Work required: Every line below that holds the string "React" should be copied out.

Available data:
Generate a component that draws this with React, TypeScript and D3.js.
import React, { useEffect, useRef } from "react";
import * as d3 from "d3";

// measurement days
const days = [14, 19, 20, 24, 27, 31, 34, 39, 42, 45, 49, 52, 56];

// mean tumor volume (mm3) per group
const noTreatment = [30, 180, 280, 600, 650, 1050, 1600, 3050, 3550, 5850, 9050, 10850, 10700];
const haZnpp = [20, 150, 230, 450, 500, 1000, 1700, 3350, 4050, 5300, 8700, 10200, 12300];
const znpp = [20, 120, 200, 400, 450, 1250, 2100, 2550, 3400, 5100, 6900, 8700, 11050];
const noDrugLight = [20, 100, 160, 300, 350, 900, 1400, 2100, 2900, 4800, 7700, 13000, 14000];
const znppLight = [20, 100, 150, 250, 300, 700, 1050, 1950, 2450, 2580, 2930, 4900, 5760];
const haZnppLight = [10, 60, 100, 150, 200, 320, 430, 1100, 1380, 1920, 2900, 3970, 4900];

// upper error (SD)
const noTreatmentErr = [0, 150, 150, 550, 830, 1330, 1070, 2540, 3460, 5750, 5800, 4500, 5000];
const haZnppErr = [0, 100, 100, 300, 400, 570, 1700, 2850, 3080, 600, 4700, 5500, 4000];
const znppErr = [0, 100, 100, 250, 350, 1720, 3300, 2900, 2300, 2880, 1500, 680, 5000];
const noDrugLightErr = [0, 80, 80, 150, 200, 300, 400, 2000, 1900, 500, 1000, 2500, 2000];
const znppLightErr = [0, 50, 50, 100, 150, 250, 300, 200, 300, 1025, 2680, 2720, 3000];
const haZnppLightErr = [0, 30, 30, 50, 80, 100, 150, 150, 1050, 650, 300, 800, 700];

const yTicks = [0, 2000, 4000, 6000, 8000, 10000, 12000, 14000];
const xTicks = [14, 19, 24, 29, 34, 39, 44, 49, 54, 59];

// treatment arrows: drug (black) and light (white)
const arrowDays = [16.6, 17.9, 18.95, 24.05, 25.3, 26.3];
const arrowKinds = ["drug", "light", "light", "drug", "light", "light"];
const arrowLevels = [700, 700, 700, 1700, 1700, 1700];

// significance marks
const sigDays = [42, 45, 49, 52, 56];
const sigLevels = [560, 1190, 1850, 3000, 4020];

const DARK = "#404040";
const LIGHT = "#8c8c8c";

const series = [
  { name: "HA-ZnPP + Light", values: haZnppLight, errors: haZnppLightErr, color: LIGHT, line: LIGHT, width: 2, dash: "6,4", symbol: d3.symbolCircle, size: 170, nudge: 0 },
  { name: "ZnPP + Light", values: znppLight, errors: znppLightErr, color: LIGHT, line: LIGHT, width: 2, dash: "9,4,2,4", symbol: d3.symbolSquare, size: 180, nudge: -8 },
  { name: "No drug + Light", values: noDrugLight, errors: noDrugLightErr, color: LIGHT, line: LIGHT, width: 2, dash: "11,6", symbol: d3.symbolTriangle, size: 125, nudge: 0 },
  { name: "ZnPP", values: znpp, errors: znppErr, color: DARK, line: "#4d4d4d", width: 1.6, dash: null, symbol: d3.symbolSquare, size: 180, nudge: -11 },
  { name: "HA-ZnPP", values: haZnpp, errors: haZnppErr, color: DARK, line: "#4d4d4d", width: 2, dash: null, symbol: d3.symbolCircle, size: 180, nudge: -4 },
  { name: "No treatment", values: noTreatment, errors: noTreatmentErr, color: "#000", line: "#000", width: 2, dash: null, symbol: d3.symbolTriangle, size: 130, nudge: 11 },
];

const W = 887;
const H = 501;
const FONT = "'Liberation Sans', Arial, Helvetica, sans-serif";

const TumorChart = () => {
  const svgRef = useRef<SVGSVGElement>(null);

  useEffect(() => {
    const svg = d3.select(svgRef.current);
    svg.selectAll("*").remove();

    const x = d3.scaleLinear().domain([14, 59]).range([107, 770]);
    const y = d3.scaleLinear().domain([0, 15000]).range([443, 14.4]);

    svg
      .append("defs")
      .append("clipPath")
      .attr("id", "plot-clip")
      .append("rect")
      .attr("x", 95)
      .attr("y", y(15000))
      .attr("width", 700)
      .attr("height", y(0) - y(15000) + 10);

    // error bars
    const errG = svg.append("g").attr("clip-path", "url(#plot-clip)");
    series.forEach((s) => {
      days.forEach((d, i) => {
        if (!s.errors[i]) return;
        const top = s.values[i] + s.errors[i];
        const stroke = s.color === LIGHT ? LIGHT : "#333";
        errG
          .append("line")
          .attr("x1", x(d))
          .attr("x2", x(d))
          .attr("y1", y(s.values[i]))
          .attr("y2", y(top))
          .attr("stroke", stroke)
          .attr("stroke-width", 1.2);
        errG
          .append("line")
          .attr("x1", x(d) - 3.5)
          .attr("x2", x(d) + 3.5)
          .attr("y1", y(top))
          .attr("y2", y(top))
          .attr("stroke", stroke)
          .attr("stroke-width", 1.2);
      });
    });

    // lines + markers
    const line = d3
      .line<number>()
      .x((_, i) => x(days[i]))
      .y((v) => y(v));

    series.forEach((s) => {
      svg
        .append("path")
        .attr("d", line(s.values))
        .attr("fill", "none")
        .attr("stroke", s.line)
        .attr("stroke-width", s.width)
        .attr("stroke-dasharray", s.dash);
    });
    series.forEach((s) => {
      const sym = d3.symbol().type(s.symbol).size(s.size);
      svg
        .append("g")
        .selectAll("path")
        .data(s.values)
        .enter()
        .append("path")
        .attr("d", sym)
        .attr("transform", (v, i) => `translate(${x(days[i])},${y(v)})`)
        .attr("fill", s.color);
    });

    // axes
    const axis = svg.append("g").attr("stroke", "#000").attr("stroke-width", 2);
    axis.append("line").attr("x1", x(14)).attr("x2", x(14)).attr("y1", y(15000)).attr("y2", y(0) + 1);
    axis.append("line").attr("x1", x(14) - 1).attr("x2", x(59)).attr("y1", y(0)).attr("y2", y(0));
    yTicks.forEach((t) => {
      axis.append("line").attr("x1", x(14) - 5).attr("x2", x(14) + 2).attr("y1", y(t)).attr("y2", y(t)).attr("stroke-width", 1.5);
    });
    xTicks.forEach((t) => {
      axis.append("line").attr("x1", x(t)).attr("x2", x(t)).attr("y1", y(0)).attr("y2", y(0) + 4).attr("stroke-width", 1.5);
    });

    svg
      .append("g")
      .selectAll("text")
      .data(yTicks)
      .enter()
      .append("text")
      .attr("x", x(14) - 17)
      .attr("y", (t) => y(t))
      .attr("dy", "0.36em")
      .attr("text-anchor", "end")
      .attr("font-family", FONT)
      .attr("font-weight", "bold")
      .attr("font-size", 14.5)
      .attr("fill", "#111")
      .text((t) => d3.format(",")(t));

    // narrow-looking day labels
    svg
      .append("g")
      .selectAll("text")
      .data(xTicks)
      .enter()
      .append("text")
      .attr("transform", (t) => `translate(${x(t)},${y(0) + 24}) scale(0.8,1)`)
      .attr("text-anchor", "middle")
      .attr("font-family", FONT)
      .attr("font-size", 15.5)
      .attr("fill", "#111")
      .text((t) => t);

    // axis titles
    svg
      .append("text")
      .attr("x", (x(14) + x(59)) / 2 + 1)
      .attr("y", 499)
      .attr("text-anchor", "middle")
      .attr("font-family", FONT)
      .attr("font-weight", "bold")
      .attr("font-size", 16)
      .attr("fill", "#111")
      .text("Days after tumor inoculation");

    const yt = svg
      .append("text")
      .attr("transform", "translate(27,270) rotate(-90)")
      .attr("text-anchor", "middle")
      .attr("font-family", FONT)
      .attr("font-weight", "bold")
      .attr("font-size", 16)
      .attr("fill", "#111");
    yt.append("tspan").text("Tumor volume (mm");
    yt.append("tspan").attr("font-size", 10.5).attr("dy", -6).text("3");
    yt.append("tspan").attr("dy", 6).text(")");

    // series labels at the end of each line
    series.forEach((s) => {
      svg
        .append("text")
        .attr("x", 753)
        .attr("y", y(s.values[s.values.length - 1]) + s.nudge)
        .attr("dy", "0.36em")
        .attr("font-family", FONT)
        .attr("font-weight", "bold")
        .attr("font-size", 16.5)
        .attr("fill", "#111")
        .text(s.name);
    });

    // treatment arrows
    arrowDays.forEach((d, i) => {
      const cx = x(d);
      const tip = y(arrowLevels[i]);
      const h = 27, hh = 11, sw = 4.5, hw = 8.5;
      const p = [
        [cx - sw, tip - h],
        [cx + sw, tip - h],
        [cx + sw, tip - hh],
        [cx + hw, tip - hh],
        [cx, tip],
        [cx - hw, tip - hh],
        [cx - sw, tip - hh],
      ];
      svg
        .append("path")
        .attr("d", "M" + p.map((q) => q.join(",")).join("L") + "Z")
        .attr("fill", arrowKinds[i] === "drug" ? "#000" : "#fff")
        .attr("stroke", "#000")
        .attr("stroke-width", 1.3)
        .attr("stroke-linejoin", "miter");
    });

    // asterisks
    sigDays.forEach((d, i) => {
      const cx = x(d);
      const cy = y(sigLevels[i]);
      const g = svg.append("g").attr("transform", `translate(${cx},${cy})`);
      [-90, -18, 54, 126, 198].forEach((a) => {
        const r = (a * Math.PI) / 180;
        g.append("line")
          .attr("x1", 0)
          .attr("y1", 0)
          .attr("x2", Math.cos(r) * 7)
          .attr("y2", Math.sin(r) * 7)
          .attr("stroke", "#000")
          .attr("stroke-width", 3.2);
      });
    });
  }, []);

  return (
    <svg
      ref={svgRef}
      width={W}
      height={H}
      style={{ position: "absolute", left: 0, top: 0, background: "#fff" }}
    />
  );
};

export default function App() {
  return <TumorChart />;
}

Solution to the exercise:
Generate a component that draws this with React, TypeScript and D3.js.
import React, { useEffect, useRef } from "react";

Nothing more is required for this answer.